The visuals and action manage to even outdo the excellent and versatile fights from the first film, and the pace is much more graceful than the tighter pacing of other MCU films from this year. The music by Ludwig Goransson has a language of its own, always surprising, entertaining, and hitting you hard. Goransson uses African, Latin, and electronic bases in order to create a score that builds off the one from the first. The cinematography is more intimate than in the last film, with the camera sometimes closer to the characters or letting the visuals feel more seamless rather than showy. The movie addresses our feelings of sadness about losing Boseman and T’Challa through the characters, but doesn’t linger in it or feel stuck in the past. Speaking of the characters, Letitia Wright is great as Shuri, who is forced to mature quickly after what she’s had to cope with here, but it feels like this entire world of Wakandans, even the lovable side character of M’Baku, is growing and getting wiser with time. Angela Bassett delivers a ferocious performance as Ramonda, and honestly some of the best acting this entire Marvel franchise has seen. Dominique Thorne also shines as a cheerful, lovable presence she conveys through Riri Williams. Lupita Nyong’o also provides warmth and elegance as Nakia, though Martin Freeman’s return isn’t exactly necessary and his role in the plot could’ve been combined with Nyong’o’s character. Now, how does one follow up a villain as resonant and scene-stealing as Michael B. Jordan’s brilliant Killmonger? With Namor, Tenoch Huerta delivers a kindness we haven’t seen in many villains before, while clearly being violent and vengeful in his methods while showing warmth and empathy towards his people. He makes Namor a memorable character whose backstory’s execution isn’t the most hard-hitting but whose developments are always interesting.

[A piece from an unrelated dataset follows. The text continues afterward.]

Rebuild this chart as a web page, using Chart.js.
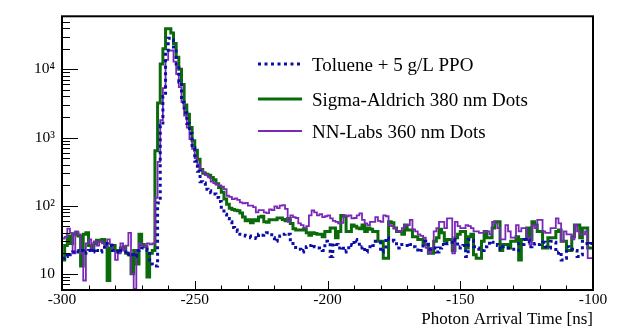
<!DOCTYPE html>
<html>
<head>
<meta charset="utf-8">
<title>Photon arrival time</title>
<script src="https://cdn.jsdelivr.net/npm/chart.js@4.4.1/dist/chart.umd.min.js"></script>
<style>
  html, body { margin: 0; padding: 0; background: #fff; }
</style>
</head>
<body>
<canvas id="timeChart" width="623" height="329"></canvas>
<script>
// binning: 1 ns bins, -300 .. -100 ns
const binStart = -300
const binWidth = 1
const xMin = -300
const xMax = -100
const yMin = 5.8
const yMax = 60000

// tick labels
const xTickValues = [-300, -250, -200, -150, -100]
const yTickValues = [10, 100, 1000, 10000]
const yTickLabels = ['10', '10²', '10³', '10⁴']

const seriesNames = ['Toluene + 5 g/L PPO', 'Sigma-Aldrich 380 nm Dots', 'NN-Labs 360 nm Dots']

// counts per bin
const tolueneCounts = [
  17, 18, 20, 19, 21, 22, 21, 22, 20, 21,
  22, 21, 23, 22, 21, 22, 28, 27, 26, 22,
  21, 23, 22, 21, 19, 20, 19, 18, 22, 23,
  24, 23, 22, 14, 13, 13, 110, 1500, 4000, 19000,
  28500, 27000, 20000, 12000, 6500, 3300, 2300, 1600, 1150, 700,
  450, 320, 225, 215, 175, 165, 155, 148, 132, 115,
  90, 75, 65, 58, 48, 44, 42, 38, 37, 36,
  36, 34, 34, 33, 38, 37, 38, 40, 40, 34,
  30, 31, 36, 38, 39, 38, 30, 26, 23, 23,
  21, 22, 25, 26, 27, 25, 24, 23, 22, 30,
  29, 18, 28, 27, 24, 25, 21, 22, 27, 26,
  32, 30, 24, 25, 21, 22, 27, 26, 30, 29,
  21, 22, 34, 32, 31, 30, 24, 25, 27, 26,
  28, 27, 25, 24, 21, 22, 30, 29, 23, 24,
  24, 21, 24, 27, 26, 28, 29, 32, 31, 24,
  25, 26, 18, 32, 31, 25, 24, 23, 22, 25,
  26, 30, 29, 27, 26, 23, 25, 24, 24, 23,
  23, 22, 28, 27, 32, 31, 25, 26, 28, 27,
  28, 29, 25, 24, 30, 29, 20, 21, 16, 17,
  25, 24, 23, 22, 18, 19, 30, 28, 27, 28
]

const sigmaCounts = [
  16, 26, 36, 28, 38, 40, 36, 13, 38, 40,
  26, 22, 28, 31, 30, 32, 28, 8, 24, 26,
  22, 21, 24, 25, 20, 19, 10, 22, 14, 38,
  27, 25, 9, 20, 22, 640, 3200, 12000, 20000, 39500,
  39500, 34000, 24000, 15000, 10000, 6000, 3000, 2200, 1400, 900,
  650, 480, 340, 300, 290, 280, 260, 240, 210, 185,
  158, 125, 105, 92, 88, 86, 84, 78, 68, 60,
  62, 56, 62, 60, 68, 70, 58, 57, 62, 62,
  62, 66, 66, 63, 60, 65, 55, 46, 44, 44,
  44, 46, 40, 37, 40, 39, 38, 38, 35, 42,
  42, 47, 47, 34, 42, 72, 70, 42, 42, 52,
  50, 47, 46, 52, 42, 47, 45, 42, 42, 30,
  30, 17, 17, 58, 56, 47, 42, 42, 38, 52,
  44, 44, 35, 35, 32, 32, 27, 27, 20, 20,
  30, 34, 45, 40, 30, 32, 32, 22, 34, 38,
  42, 42, 24, 35, 38, 19, 17, 17, 30, 42,
  34, 34, 47, 58, 58, 22, 27, 27, 24, 30,
  30, 35, 16, 32, 32, 47, 32, 58, 52, 42,
  42, 24, 24, 34, 34, 34, 42, 44, 30, 30,
  22, 22, 35, 52, 52, 34, 47, 47, 24, 24
]

const nnlabsCounts = [
  33, 35, 46, 40, 20, 42, 38, 20, 8, 28,
  32, 22, 30, 26, 30, 28, 25, 32, 27, 22,
  16, 20, 28, 22, 26, 40, 10, 6, 22, 28,
  26, 25, 28, 27, 28, 130, 440, 1800, 5300, 13800,
  18900, 18900, 13000, 8500, 5500, 3300, 2100, 1400, 950, 680,
  500, 400, 330, 310, 283, 260, 225, 215, 204, 198,
  190, 175, 140, 135, 125, 128, 122, 112, 108, 110,
  100, 100, 95, 80, 86, 86, 80, 78, 88, 86,
  98, 92, 100, 102, 90, 58, 72, 68, 66, 55,
  52, 47, 50, 72, 85, 80, 72, 75, 68, 70,
  72, 65, 60, 58, 55, 56, 72, 70, 72, 65,
  66, 72, 77, 62, 55, 52, 58, 58, 68, 60,
  58, 72, 70, 52, 50, 47, 42, 42, 47, 52,
  52, 62, 45, 42, 38, 36, 34, 24, 20, 24,
  42, 47, 58, 58, 47, 65, 65, 20, 58, 50,
  47, 47, 52, 50, 47, 42, 42, 40, 40, 42,
  42, 38, 58, 55, 47, 32, 32, 52, 42, 34,
  34, 52, 42, 47, 47, 34, 27, 52, 47, 62,
  62, 42, 40, 40, 47, 47, 65, 55, 30, 42,
  38, 38, 32, 52, 42, 38, 38, 42, 17, 17
]

const serif = '"Liberation Serif", "Times New Roman", serif'

// histogram -> step points (left bin edges + closing edge)
function toSteps(counts) {
  const pts = counts.map((c, i) => ({ x: binStart + i * binWidth, y: c }))
  pts.push({ x: binStart + counts.length * binWidth, y: counts[counts.length - 1] })
  return pts
}

// ROOT style frame with ticks pointing inwards
const rootFrame = {
  id: 'rootFrame',
  afterDatasetsDraw(chart) {
    const { ctx, chartArea: a, scales: { x, y } } = chart
    ctx.save()
    ctx.strokeStyle = '#000'
    ctx.lineWidth = 1
    ctx.beginPath()
    for (let v = xMin; v <= xMax; v += 10) {
      const px = Math.round(x.getPixelForValue(v)) + 0.5
      const len = v % 50 === 0 ? 9 : 4.5
      ctx.moveTo(px, a.bottom)
      ctx.lineTo(px, a.bottom - len)
    }
    for (let e = 0; e <= 4; e++) {
      for (let k = 1; k <= 9; k++) {
        const v = k * Math.pow(10, e)
        if (v < yMin || v > yMax) continue
        const py = Math.round(y.getPixelForValue(v)) + 0.5
        const len = k === 1 ? 16 : 8
        ctx.moveTo(a.left, py)
        ctx.lineTo(a.left + len, py)
      }
    }
    ctx.stroke()
    ctx.lineWidth = 2
    ctx.strokeRect(a.left, a.top, a.right - a.left, a.bottom - a.top)
    ctx.restore()
  }
}

// legend inside the frame, no box
const legendRows = [64, 99, 131]
const rootLegend = {
  id: 'rootLegend',
  afterDraw(chart) {
    const ctx = chart.ctx
    ctx.save()
    ctx.font = '19px ' + serif
    ctx.fillStyle = '#000'
    ctx.textBaseline = 'alphabetic'
    chart.data.datasets.forEach((ds, i) => {
      const yy = legendRows[i]
      ctx.strokeStyle = ds.borderColor
      ctx.lineWidth = ds.borderWidth
      ctx.setLineDash(ds.borderDash || [])
      ctx.beginPath()
      ctx.moveTo(258, yy)
      ctx.lineTo(302, yy)
      ctx.stroke()
      ctx.setLineDash([])
      ctx.fillText(ds.label, 312, yy + 6.5)
    })
    ctx.restore()
  }
}

const timeChart = new Chart(document.getElementById('timeChart'), {
  type: 'line',
  data: {
    datasets: [
      {
        label: seriesNames[0],
        data: toSteps(tolueneCounts),
        borderColor: '#0c0ca6',
        borderWidth: 3,
        borderDash: [3, 3.5],
        stepped: 'before',
        order: 0
      },
      {
        label: seriesNames[1],
        data: toSteps(sigmaCounts),
        borderColor: '#0b6b0b',
        borderWidth: 3,
        stepped: 'before',
        order: 2
      },
      {
        label: seriesNames[2],
        data: toSteps(nnlabsCounts),
        borderColor: '#7a28b8',
        borderWidth: 1.8,
        stepped: 'before',
        order: 1
      }
    ]
  },
  options: {
    responsive: false,
    animation: false,
    devicePixelRatio: 1,
    elements: {
      point: { radius: 0 },
      line: { tension: 0, borderCapStyle: 'butt', borderJoinStyle: 'miter' }
    },
    layout: { padding: { top: 8, right: 30, left: 0, bottom: 0 } },
    plugins: {
      legend: { display: false },
      tooltip: { enabled: false }
    },
    scales: {
      x: {
        type: 'linear',
        min: xMin,
        max: xMax,
        grid: { display: false, drawTicks: false },
        border: { display: false },
        afterBuildTicks: s => { s.ticks = xTickValues.map(v => ({ value: v })) },
        afterFit: s => { s.height = 39 },
        ticks: {
          padding: 1,
          color: '#000',
          maxRotation: 0,
          autoSkip: false,
          font: { family: serif, size: 15.5 },
          callback: v => String(v)
        },
        title: {
          display: true,
          text: 'Photon Arrival Time [ns]',
          align: 'end',
          color: '#000',
          font: { family: serif, size: 17 },
          padding: { top: 0, bottom: -1 }
        }
      },
      y: {
        type: 'logarithmic',
        min: yMin,
        max: yMax,
        grid: { display: false, drawTicks: false },
        border: { display: false },
        afterBuildTicks: s => { s.ticks = yTickValues.map(v => ({ value: v })) },
        afterFit: s => { s.width = 62 },
        ticks: {
          padding: 7,
          color: '#000',
          autoSkip: false,
          font: { family: serif, size: 15.5 },
          callback: (v, i) => yTickLabels[i]
        }
      }
    }
  },
  plugins: [rootFrame, rootLegend]
})
</script>
</body>
</html>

This movie is the most sophisticated work Marvel’s done in a while, distancing itself from reminders of the bigger universe and allowing Coogler and crew’s creativity run free and deliver spectacle that feels consequential and really sinks in. It’s refreshing to feel like a Marvel movie isn’t constantly working to check off boxes to set up a bigger universe and pander to the widest action movie fanbase possible — after all, the first Black Panther was all about making stories about POCs no longer niche. While the messages may not be as revelatory as in its predecessor, it’s a film that rivals the first in ambition and weight. Perhaps it resonates so well because we all feel like a world with Wakanda is an infinitely better one, and a world without its late hero is one that’s infinitely worse. Black Panther: Wakanda Forever demands your eyes on the big screen and an open heart, with the performances and style creating an action adventure with gripping and soulful humanity.